Owen Williams
- Birth name: Owen Williams
- Date of birth: 2 October 1991 (age 33)
- Place of birth: Merthyr Tydfil, Wales
- Height: 191 cm (6 ft 3 in)
- Weight: 96 kg (15 st 2 lb)

Rugby union career
- Position(s): Centre
- Current team: Cardiff Blues

Senior career
- Years: Team / Apps / (Points)
- 2009-2012: Cardiff RFC / 31 / (70)
- 2010-: Cardiff Blues / 34 / (10)

International career
- Years: Team / Apps / (Points)
- 2010-2011: Wales U20 / 12 / (20)
- 2011-2013: Wales Sevens
- 2013: Wales / 4 / (5)

= Owen Williams (rugby union, born 1991) =

Owen Williams (born 2 October 1991) is a former Welsh rugby union player. A centre, he played club rugby for Cardiff Blues regional team.

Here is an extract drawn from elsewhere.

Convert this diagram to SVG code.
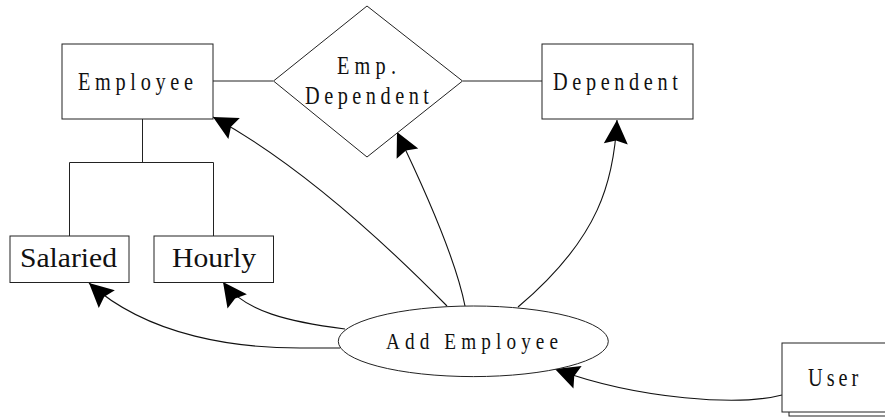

Having previously been selected for the Wales national rugby sevens team, in May 2013 Williams was selected in the Wales national rugby union team 32-man training squad for the summer 2013 tour to Japan. He made his international debut against Japan on 8 June 2013 and maintained his place in the squad for Wales' Autumn internationals for 2013.

While playing for the Cardiff Blues in the 2014 World Club Tens, he suffered a significant injury to his spine and has been recovering in a hospital since. The injury left him paralysed from the chest down and needing to use a wheelchair.